U.S. consumers are expected to spend $20.7 billion for Valentine’s Day, up 6% from a year ago. The record spending this year equates to an average of $161.96 per person surveyed, rising 13% from 2018. That said, the number of consumers planning to celebrate the holiday continues to decline, according to the National Retail Federation (NRF).
NRF said the spending increase comes even though only 51% of Americans plan to celebrate the holiday, down from 55% last year and a high of 63% in 2007. The trade group said it is unclear why the number of consumers celebrating has trended downward over the past 12 years, but spending, while varying with the economy, has generally trended up. The lowest spending during the period was $102.50 per person in 2009 during the Great Recession.
“Those who are participating are spending more than ever and that could be the result of the strong economy,” said NRF President and CEO Matthew Shay. “The vast majority of Valentine’s Day dollars are still spent on significant others, but there’s a big increase this year in consumers spreading the love to children, parents, friends and coworkers.

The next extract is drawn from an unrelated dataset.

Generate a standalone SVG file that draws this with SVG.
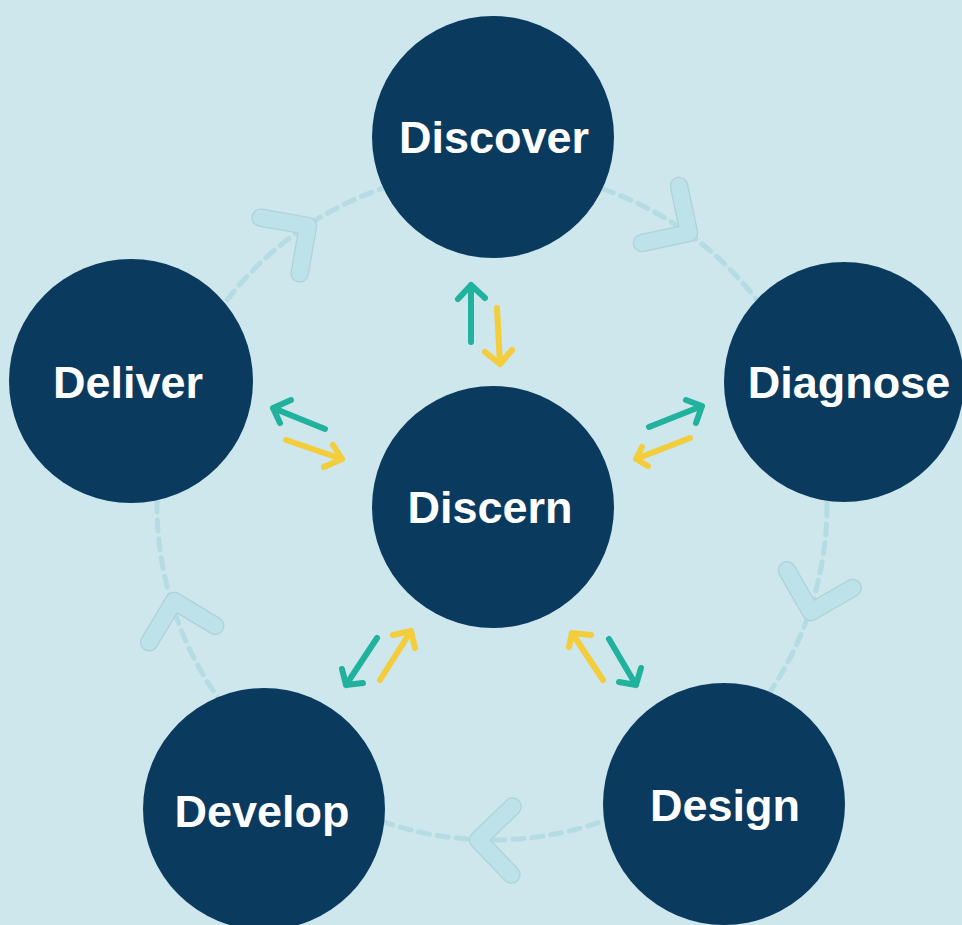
<svg xmlns="http://www.w3.org/2000/svg" width="962" height="925" viewBox="0 0 962 925">
<style>
.bg{fill:#cde7ec}
.ring{fill:none;stroke:#b5dbe3;stroke-width:5;stroke-dasharray:11 8;stroke-linecap:round}
.chev-o{fill:none;stroke:#aed2da;stroke-width:18.5;stroke-linecap:round;stroke-linejoin:round}
.chev{fill:none;stroke:#bde2e9;stroke-width:16;stroke-linecap:round;stroke-linejoin:round}
.node{fill:#0b3a5f}
.lbl{fill:#ffffff;font-family:"Liberation Sans",Arial,sans-serif;font-weight:bold;font-size:45px;text-anchor:middle}
.t{fill:none;stroke:#21b29d;stroke-width:6;stroke-linecap:round;stroke-linejoin:round}
.y{fill:none;stroke:#f4cd3c;stroke-width:6;stroke-linecap:round;stroke-linejoin:round}
</style>
<defs>
<g id="chevron">
<path class="chev-o" d="M -34 -34 L 0 0 L -34 34"/>
<path class="chev" d="M -34 -34 L 0 0 L -34 34"/>
</g>
</defs>
<rect class="bg" x="0" y="0" width="962" height="925"/>
<g id="ring">
<circle class="ring" cx="492" cy="505" r="335"/>
<use href="#chevron" transform="translate(689,233) rotate(33)"/>
<use href="#chevron" transform="translate(308,226) rotate(-35)"/>
<use href="#chevron" transform="translate(811,612) rotate(105)"/>
<use href="#chevron" transform="translate(478,840) rotate(181)"/>
<use href="#chevron" transform="translate(174,601) rotate(-104)"/>
</g>
<g id="connectors">
<path class="t" d="M471,342 L471,285 M458,299 L471,285 L485,298"/>
<path class="y" d="M497,308 L500,364 M485,352 L500,364 L512,350"/>
<path class="t" d="M325,429 L273,408 M291,400 L273,408 L280,423"/>
<path class="y" d="M286,440 L342,459 M333,445 L342,459 L324,467"/>
<path class="t" d="M649,427 L702,406 M686,400 L702,406 L696,423"/>
<path class="y" d="M690,438 L636,459 M642,447 L636,459 L648,466"/>
<path class="t" d="M377,638 L346,685 M342,669 L346,685 L363,683"/>
<path class="y" d="M380,680 L411,631 M393,635 L411,631 L415,648"/>
<path class="y" d="M603,680 L572,633 M591,635 L572,633 L569,647"/>
<path class="t" d="M609,639 L636,685 M619,682 L636,685 L641,668"/>
</g>
<g id="discover">
<circle class="node" cx="493" cy="137" r="121"/>
<text class="lbl" x="494" y="153">Discover</text>
</g>
<g id="diagnose">
<circle class="node" cx="844" cy="382" r="120"/>
<text class="lbl" x="849" y="398">Diagnose</text>
</g>
<g id="design">
<circle class="node" cx="724" cy="804" r="121"/>
<text class="lbl" x="725" y="821">Design</text>
</g>
<g id="develop">
<circle class="node" cx="264" cy="809" r="121"/>
<text class="lbl" x="262" y="827">Develop</text>
</g>
<g id="deliver">
<circle class="node" cx="131" cy="381" r="122"/>
<text class="lbl" x="128" y="398">Deliver</text>
</g>
<g id="discern">
<circle class="node" cx="493" cy="507" r="121"/>
<text class="lbl" x="490" y="523">Discern</text>
</g>
</svg>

With employment and income growing, consumers appear to be expanding the scope of who qualifies for a card or a box of candy.”
The survey indicated the biggest spend per person is for a significant other or spouse at $93.24, which is $4.26 more than the figure reported last year. Consumers said they would spend $29.87 on other family members, up $4.58. They are also spending more this year on friends at $9.78, with children’s classmates spending rising to $8.63 and $7.78 on co-workers. Even family pets will get treated this year with an average spend of $6.94. Pet spending is expected to total $886 million, up $519 million since NRF first asked in 2008.
Men are bigger spenders on average more than women. The male average spend rose 20% from a year ago to $229.54. NRF said that’s more than double the $97.77 women will spend.
Jewelry is the biggest category spend projected at $3.9 billion this year, which will be given by 18% of those surveyed. Another $3.4 billion will be spent on an evening out celebrated by 34% of respondents. Consumers will spend $2.1 billion on clothing and 35% will spend a combined $1.9 billion on flowers. Roughly 52% will give the traditional box of candy for a total spend of $1.8 billion. Gift cards will be given by 15% totaling $1.3 billion. Valentine cards will be given by 44% of consumers totaling $933 million in retail sales.
Respondents were asked what they wanted most for the holiday and 40% said they preferred gifts of experience over flowers and candy. Just 25% said they were giving experiential gifts like spa days or concert tickets.
“Valentine’s Day means different things for different people,” Prosper Vice President of Strategy Phil Rist said. “Whether it’s a day of romance or one of making sure their children have enough cards in their backpacks for each of their classmates, it’s an important day for those who choose to participate.”
Among those who don’t plan to celebrate Valentine’s Day, 11% plan to treat themselves to gifts like clothing or jewelry and 9% plan to get together with other single friends or family.
Another survey by Offers.com found 58% of consumers plan to celebrate Valentine’s Day with spending up about 5% this year. This survey found flowers as the most commonly given gift to significant others. The average person will spend $58 on Valentine’s Day purchases this year, and engaged people plan to spend the most on average at $88 per person, according to the Offers.com survey.
The survey found Walmart was the top destination for Valentine’s Day purchases, other than flowers. ProFlower shoppers (75%) said they plan to give roses for an average cost of $35. Chocolate covered strawberries (dozen) are also a consumer favorite for an average cost of $27.